Dogramaci is a Turkmen born in Erbil when the city was still within the Ottoman vilayet, or province, of Mosul. Such historical links - and continued tensions over the PKK’s presence - mean economic relations between Turkey and Iraqi Kurdistan have always been about more than just profit. But the mutual interest now is strengthened by Turkey’s need for Kurdish oil and gas - while the Kurdish regional government’s disputes with Baghdad, and sense of vulnerability as US troops pull out, makes it more reliant than ever on Turkey as a friendly neighbour and a route for oil and gas exports.

The result has been to transform political ties. Less than two years ago, the Turkish army sent tanks over the border to hunt PKK militants sheltering in the Qandil mountains. Now, officials meet, both sides join with the US in formal co-operation on intelligence, and Turkey’s government is planning to extend rights for its own Kurdish citizens - an initiative that offers the best chance in years of ending PKK violence.

Talabani gave an interview last month calling on the PKK to lay down arms.

Turkey does not recognise the Kurdistan regional government, and on principle directs its diplomacy through Baghdad - but the question now is how its economic ties with the north could alter the delicate balance between the Kurdish and federal authorities.
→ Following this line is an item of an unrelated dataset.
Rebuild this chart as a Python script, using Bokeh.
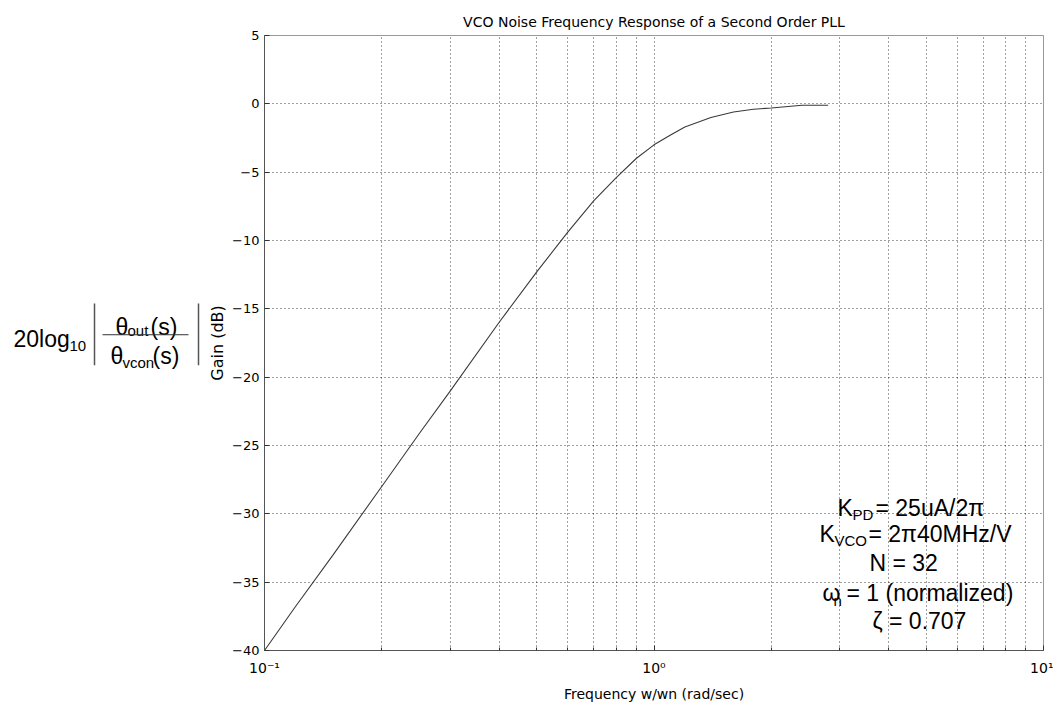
from bokeh.plotting import figure
from bokeh.models import FixedTicker, Range1d, Label, CustomJSTickFormatter
from bokeh.layouts import row
from bokeh.embed import file_html
from bokeh.resources import INLINE
from bokeh.core.properties import value

# ---------------- data ----------------
title_text = "VCO Noise Frequency Response of a Second Order PLL"
x_label = "Frequency w/wn (rad/sec)"
y_label = "Gain (dB)"

freq = [0.1, 0.12, 0.15, 0.2, 0.25, 0.3, 0.4, 0.5, 0.6, 0.7, 0.8, 0.9,
        1.0, 1.1, 1.2, 1.4, 1.6, 1.8, 2.0, 2.4, 2.8]
gain = [-40.0, -36.8, -33.0, -28.0, -24.1, -21.0, -16.0, -12.3, -9.4, -7.1, -5.4, -4.0,
        -3.0, -2.3, -1.7, -1.0, -0.6, -0.4, -0.3, -0.1, -0.1]

y_ticks = [-40, -35, -30, -25, -20, -15, -10, -5, 0, 5]
x_major = [0.1, 1, 10]
x_minor = [0.2, 0.3, 0.4, 0.5, 0.6, 0.7, 0.8, 0.9, 2, 3, 4, 5, 6, 7, 8, 9]
x_tick_labels = ["10\u207b\u00b9", "10\u2070", "10\u00b9"]

# ---------------- layout constants ----------------
LEFT_W = 205
MAIN_W = 848
H = 707
FRAME_L = 263   # page x of frame left
FRAME_B = 650   # page y of frame bottom

SMALL_FONT = "DejaVu Sans"
BIG_FONT = "Liberation Sans"

# ---------------- main figure ----------------
p = figure(width=MAIN_W, height=H, x_axis_type="log",
           x_range=Range1d(0.1, 10), y_range=Range1d(-40, 5),
           output_backend="svg", toolbar_location=None,
           min_border_left=58, min_border_right=10,
           min_border_top=35, min_border_bottom=57,
           title=title_text)
p.background_fill_color = "white"
p.border_fill_color = "white"
p.outline_line_color = "#999999"

p.title.text_font = SMALL_FONT
p.title.text_font_size = "14px"
p.title.text_font_style = "normal"
p.title.align = "center"
p.title.text_color = "black"
p.title.standoff = 12

p.line(freq, gain, line_color="#3a3a3a", line_width=1.1)

p.xaxis.ticker = FixedTicker(ticks=x_major, minor_ticks=x_minor)
p.yaxis.ticker = FixedTicker(ticks=y_ticks)

for g in (p.xgrid, p.ygrid):
    g.grid_line_color = "black"
    g.grid_line_dash = "1 3"
    g.grid_line_alpha = 0.75
    g.grid_line_width = 1
p.xgrid.minor_grid_line_color = "black"
p.xgrid.minor_grid_line_dash = "1 3"
p.xgrid.minor_grid_line_alpha = 0.75

p.axis.axis_line_color = "#555555"
p.axis.major_tick_line_color = "#333333"
p.axis.minor_tick_line_color = "#333333"
p.axis.major_tick_out = 0
p.axis.major_tick_in = 5
p.axis.minor_tick_out = 0
p.axis.minor_tick_in = 3
p.yaxis.minor_tick_in = 0

p.yaxis.major_label_text_font = SMALL_FONT
p.yaxis.major_label_text_font_size = "13px"
p.yaxis.major_label_text_color = "black"
p.yaxis.major_label_standoff = 5
p.yaxis.axis_label = y_label
p.yaxis.axis_label_text_font = SMALL_FONT
p.yaxis.axis_label_text_font_size = "16px"
p.yaxis.axis_label_text_font_style = "normal"
p.yaxis.axis_label_text_color = "black"
p.yaxis.axis_label_standoff = 2

labels_js = "const L = %r; const T = %r; for (let i = 0; i < T.length; i++) { if (Math.abs(T[i] - tick) < 1e-9 * Math.max(1, tick)) return L[i]; } return '';" % (
    x_tick_labels, x_major)
p.xaxis.formatter = CustomJSTickFormatter(code=labels_js)
p.xaxis.major_label_text_font = SMALL_FONT
p.xaxis.major_label_text_font_size = "14px"
p.xaxis.major_label_text_color = "black"
p.xaxis.major_label_standoff = 9
p.xaxis.axis_label = x_label
p.xaxis.axis_label_text_font = SMALL_FONT
p.xaxis.axis_label_text_font_size = "14px"
p.xaxis.axis_label_text_font_style = "normal"
p.xaxis.axis_label_text_color = "black"
p.xaxis.axis_label_standoff = 7


def put(px, py, txt, size):
    """place text with page pixel coordinates (baseline-left) relative to the frame"""
    p.add_layout(Label(x=px - FRAME_L, y=FRAME_B - py, x_units="screen", y_units="screen",
                       text=txt, text_align="left", text_baseline="alphabetic",
                       text_font=BIG_FONT, text_font_size=size, text_color="black"))


BIG = "23px"
SUB = "15px"
put(836, 507, "K", BIG)
put(851, 514, "PD", SUB)
put(874, 507, "= 25uA/2\u03c0", BIG)
put(818, 533, "K", BIG)
put(833, 540, "VCO", SUB)
put(867, 533, "= 2\u03c040MHz/V", BIG)
put(868, 562, "N = 32", BIG)
put(821, 592, "\u03c9", BIG)
put(832, 600, "n", SUB)
put(845, 592, "= 1 (normalized)", BIG)
put(871, 620, "\u03b6 = 0.707", BIG)

# ---------------- left formula figure ----------------
f = figure(width=LEFT_W, height=H, x_range=Range1d(0, LEFT_W), y_range=Range1d(H, 0),
           output_backend="svg", toolbar_location=None, min_border=0,
           x_axis_location=None, y_axis_location=None)
f.outline_line_color = None
f.grid.visible = False
f.background_fill_color = "white"
f.border_fill_color = "white"


def ftxt(px, py, txt, size):
    f.text(x=[px], y=[py], text=[txt], text_align="left",
           text_baseline="alphabetic", text_font=value(BIG_FONT),
           text_font_size=size, text_color="black")


ftxt(13, 349, "20log", BIG)
ftxt(69, 357, "10", SUB)
ftxt(115, 335, "\u03b8", BIG)
ftxt(127, 339, "out", SUB)
ftxt(150, 335, "(s)", BIG)
ftxt(110, 368, "\u03b8", BIG)
ftxt(122, 376, "vcon", SUB)
ftxt(152, 368, "(s)", BIG)
f.segment(x0=[94, 198], y0=[308, 308], x1=[94, 198], y1=[379, 379],
          line_color="#555555", line_width=1.5)
f.segment(x0=[102], y0=[344], x1=[188], y1=[344], line_color="#333333", line_width=1)

layout = row(f, p)
open("out.html", "w").write(file_html(layout, INLINE))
Joost Hiltermann, deputy programme director at the International Crisis Group, says Turkey’s main concern in Iraq is to hinder Iranian influence - but adds that it is “hedging its bets and playing both Erbil and Baghdad” as a split looms. A recent ICG report, which raised hackles on both sides of the border, suggests Ankara “is encouraging the Kurds to dream that an economic union is in the offing”.